_Work instructions_
Can you transcribe the data exactly? Leave the pictures out.

_Source excerpt_
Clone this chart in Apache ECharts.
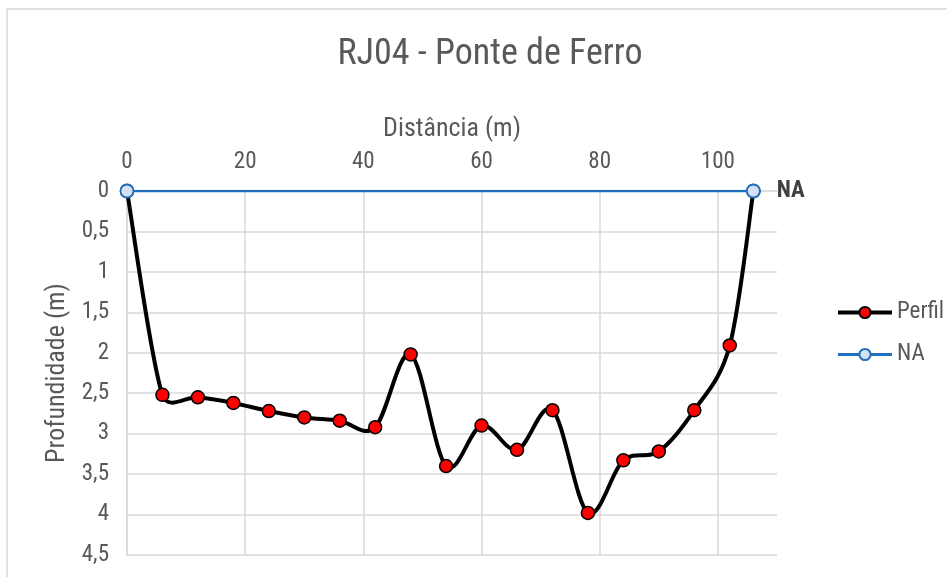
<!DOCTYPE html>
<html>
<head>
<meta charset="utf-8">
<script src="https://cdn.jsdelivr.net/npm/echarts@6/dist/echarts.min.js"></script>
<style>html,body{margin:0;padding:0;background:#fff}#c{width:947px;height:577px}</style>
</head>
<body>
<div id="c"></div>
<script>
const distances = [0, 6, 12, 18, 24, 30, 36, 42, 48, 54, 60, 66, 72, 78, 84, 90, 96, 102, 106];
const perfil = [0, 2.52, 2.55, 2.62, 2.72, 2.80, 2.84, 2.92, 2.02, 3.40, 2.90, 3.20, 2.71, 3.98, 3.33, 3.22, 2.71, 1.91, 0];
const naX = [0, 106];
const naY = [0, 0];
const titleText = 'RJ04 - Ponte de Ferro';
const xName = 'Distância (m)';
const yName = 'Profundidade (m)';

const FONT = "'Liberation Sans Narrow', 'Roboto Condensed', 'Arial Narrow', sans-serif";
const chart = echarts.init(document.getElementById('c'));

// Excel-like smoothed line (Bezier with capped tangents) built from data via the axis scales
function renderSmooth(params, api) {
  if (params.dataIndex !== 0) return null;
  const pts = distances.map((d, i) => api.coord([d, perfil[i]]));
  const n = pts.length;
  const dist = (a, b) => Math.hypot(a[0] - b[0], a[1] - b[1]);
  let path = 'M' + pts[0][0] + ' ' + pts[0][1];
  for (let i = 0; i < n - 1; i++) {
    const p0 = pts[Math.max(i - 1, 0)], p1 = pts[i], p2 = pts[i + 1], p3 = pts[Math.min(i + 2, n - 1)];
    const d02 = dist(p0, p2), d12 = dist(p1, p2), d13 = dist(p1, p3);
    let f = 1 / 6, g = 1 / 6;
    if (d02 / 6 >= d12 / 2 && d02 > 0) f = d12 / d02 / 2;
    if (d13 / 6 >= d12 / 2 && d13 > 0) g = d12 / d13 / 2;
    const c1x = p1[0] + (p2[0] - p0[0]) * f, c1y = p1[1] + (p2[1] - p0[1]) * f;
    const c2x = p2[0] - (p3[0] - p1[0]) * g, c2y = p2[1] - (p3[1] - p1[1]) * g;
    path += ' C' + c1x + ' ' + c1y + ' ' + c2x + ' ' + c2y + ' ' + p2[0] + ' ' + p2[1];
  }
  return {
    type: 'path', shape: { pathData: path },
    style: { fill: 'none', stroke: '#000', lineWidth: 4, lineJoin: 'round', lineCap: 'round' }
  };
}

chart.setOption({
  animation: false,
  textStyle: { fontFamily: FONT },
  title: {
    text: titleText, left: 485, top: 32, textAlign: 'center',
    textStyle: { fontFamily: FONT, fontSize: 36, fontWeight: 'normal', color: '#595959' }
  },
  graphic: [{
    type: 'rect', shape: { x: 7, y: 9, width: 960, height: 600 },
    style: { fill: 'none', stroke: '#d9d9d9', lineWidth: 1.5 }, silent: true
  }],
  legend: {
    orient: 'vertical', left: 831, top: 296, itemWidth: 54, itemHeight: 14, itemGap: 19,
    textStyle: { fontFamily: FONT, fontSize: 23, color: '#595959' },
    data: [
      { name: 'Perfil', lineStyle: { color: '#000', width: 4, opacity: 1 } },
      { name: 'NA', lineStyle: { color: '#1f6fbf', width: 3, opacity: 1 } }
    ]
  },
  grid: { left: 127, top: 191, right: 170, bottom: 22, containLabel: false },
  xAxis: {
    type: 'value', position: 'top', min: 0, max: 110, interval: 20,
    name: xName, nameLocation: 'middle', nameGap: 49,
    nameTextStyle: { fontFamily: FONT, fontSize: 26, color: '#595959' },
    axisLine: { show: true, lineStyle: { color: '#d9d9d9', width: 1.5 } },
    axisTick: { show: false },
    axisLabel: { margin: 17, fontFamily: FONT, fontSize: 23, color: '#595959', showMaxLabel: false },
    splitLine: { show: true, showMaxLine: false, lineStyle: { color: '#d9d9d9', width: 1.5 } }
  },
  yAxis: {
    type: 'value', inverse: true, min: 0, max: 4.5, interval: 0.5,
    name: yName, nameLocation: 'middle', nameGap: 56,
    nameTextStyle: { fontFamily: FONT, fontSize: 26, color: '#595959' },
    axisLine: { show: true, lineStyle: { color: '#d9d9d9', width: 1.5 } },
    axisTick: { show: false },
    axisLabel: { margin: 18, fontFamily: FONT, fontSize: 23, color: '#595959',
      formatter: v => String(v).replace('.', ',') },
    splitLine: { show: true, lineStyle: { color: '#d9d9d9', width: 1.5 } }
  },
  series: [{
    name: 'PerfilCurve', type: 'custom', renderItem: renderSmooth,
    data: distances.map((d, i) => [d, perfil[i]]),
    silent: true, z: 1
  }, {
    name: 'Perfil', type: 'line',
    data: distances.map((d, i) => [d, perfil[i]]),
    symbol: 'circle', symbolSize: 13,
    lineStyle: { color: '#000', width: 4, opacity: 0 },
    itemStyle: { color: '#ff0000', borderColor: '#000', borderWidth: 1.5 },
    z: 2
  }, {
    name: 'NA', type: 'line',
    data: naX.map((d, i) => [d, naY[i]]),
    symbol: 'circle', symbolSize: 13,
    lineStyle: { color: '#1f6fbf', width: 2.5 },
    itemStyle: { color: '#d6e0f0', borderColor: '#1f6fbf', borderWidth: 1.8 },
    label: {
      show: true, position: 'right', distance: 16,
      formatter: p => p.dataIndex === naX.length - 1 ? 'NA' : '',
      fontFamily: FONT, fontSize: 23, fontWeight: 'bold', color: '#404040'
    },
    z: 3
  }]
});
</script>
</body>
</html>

_Answer to this exercise_
Clone this chart in Apache ECharts.
<!DOCTYPE html>
<html>
<head>
<meta charset="utf-8">
<script src="https://cdn.jsdelivr.net/npm/echarts@6/dist/echarts.min.js"></script>
<style>html,body{margin:0;padding:0;background:#fff}#c{width:947px;height:577px}</style>
</head>
<body>
<div id="c"></div>
<script>
const distances = [0, 6, 12, 18, 24, 30, 36, 42, 48, 54, 60, 66, 72, 78, 84, 90, 96, 102, 106];
const perfil = [0, 2.52, 2.55, 2.62, 2.72, 2.80, 2.84, 2.92, 2.02, 3.40, 2.90, 3.20, 2.71, 3.98, 3.33, 3.22, 2.71, 1.91, 0];
const naX = [0, 106];
const naY = [0, 0];
const titleText = 'RJ04 - Ponte de Ferro';
const xName = 'Distância (m)';
const yName = 'Profundidade (m)';

const FONT = "'Liberation Sans Narrow', 'Roboto Condensed', 'Arial Narrow', sans-serif";
const chart = echarts.init(document.getElementById('c'));

// Excel-like smoothed line (Bezier with capped tangents) built from data via the axis scales
function renderSmooth(params, api) {
  if (params.dataIndex !== 0) return null;
  const pts = distances.map((d, i) => api.coord([d, perfil[i]]));
  const n = pts.length;
  const dist = (a, b) => Math.hypot(a[0] - b[0], a[1] - b[1]);
  let path = 'M' + pts[0][0] + ' ' + pts[0][1];
  for (let i = 0; i < n - 1; i++) {
    const p0 = pts[Math.max(i - 1, 0)], p1 = pts[i], p2 = pts[i + 1], p3 = pts[Math.min(i + 2, n - 1)];
    const d02 = dist(p0, p2), d12 = dist(p1, p2), d13 = dist(p1, p3);
    let f = 1 / 6, g = 1 / 6;
    if (d02 / 6 >= d12 / 2 && d02 > 0) f = d12 / d02 / 2;
    if (d13 / 6 >= d12 / 2 && d13 > 0) g = d12 / d13 / 2;
    const c1x = p1[0] + (p2[0] - p0[0]) * f, c1y = p1[1] + (p2[1] - p0[1]) * f;
    const c2x = p2[0] - (p3[0] - p1[0]) * g, c2y = p2[1] - (p3[1] - p1[1]) * g;
    path += ' C' + c1x + ' ' + c1y + ' ' + c2x + ' ' + c2y + ' ' + p2[0] + ' ' + p2[1];
  }
  return {
    type: 'path', shape: { pathData: path },
    style: { fill: 'none', stroke: '#000', lineWidth: 4, lineJoin: 'round', lineCap: 'round' }
  };
}

chart.setOption({
  animation: false,
  textStyle: { fontFamily: FONT },
  title: {
    text: titleText, left: 485, top: 32, textAlign: 'center',
    textStyle: { fontFamily: FONT, fontSize: 36, fontWeight: 'normal', color: '#595959' }
  },
  graphic: [{
    type: 'rect', shape: { x: 7, y: 9, width: 960, height: 600 },
    style: { fill: 'none', stroke: '#d9d9d9', lineWidth: 1.5 }, silent: true
  }],
  legend: {
    orient: 'vertical', left: 831, top: 296, itemWidth: 54, itemHeight: 14, itemGap: 19,
    textStyle: { fontFamily: FONT, fontSize: 23, color: '#595959' },
    data: [
      { name: 'Perfil', lineStyle: { color: '#000', width: 4, opacity: 1 } },
      { name: 'NA', lineStyle: { color: '#1f6fbf', width: 3, opacity: 1 } }
    ]
  },
  grid: { left: 127, top: 191, right: 170, bottom: 22, containLabel: false },
  xAxis: {
    type: 'value', position: 'top', min: 0, max: 110, interval: 20,
    name: xName, nameLocation: 'middle', nameGap: 49,
    nameTextStyle: { fontFamily: FONT, fontSize: 26, color: '#595959' },
    axisLine: { show: true, lineStyle: { color: '#d9d9d9', width: 1.5 } },
    axisTick: { show: false },
    axisLabel: { margin: 17, fontFamily: FONT, fontSize: 23, color: '#595959', showMaxLabel: false },
    splitLine: { show: true, showMaxLine: false, lineStyle: { color: '#d9d9d9', width: 1.5 } }
  },
  yAxis: {
    type: 'value', inverse: true, min: 0, max: 4.5, interval: 0.5,
    name: yName, nameLocation: 'middle', nameGap: 56,
    nameTextStyle: { fontFamily: FONT, fontSize: 26, color: '#595959' },
    axisLine: { show: true, lineStyle: { color: '#d9d9d9', width: 1.5 } },
    axisTick: { show: false },
    axisLabel: { margin: 18, fontFamily: FONT, fontSize: 23, color: '#595959',
      formatter: v => String(v).replace('.', ',') },
    splitLine: { show: true, lineStyle: { color: '#d9d9d9', width: 1.5 } }
  },
  series: [{
    name: 'PerfilCurve', type: 'custom', renderItem: renderSmooth,
    data: distances.map((d, i) => [d, perfil[i]]),
    silent: true, z: 1
  }, {
    name: 'Perfil', type: 'line',
    data: distances.map((d, i) => [d, perfil[i]]),
    symbol: 'circle', symbolSize: 13,
    lineStyle: { color: '#000', width: 4, opacity: 0 },
    itemStyle: { color: '#ff0000', borderColor: '#000', borderWidth: 1.5 },
    z: 2
  }, {
    name: 'NA', type: 'line',
    data: naX.map((d, i) => [d, naY[i]]),
    symbol: 'circle', symbolSize: 13,
    lineStyle: { color: '#1f6fbf', width: 2.5 },
    itemStyle: { color: '#d6e0f0', borderColor: '#1f6fbf', borderWidth: 1.8 },
    label: {
      show: true, position: 'right', distance: 16,
      formatter: p => p.dataIndex === naX.length - 1 ? 'NA' : '',
      fontFamily: FONT, fontSize: 23, fontWeight: 'bold', color: '#404040'
    },
    z: 3
  }]
});
</script>
</body>
</html>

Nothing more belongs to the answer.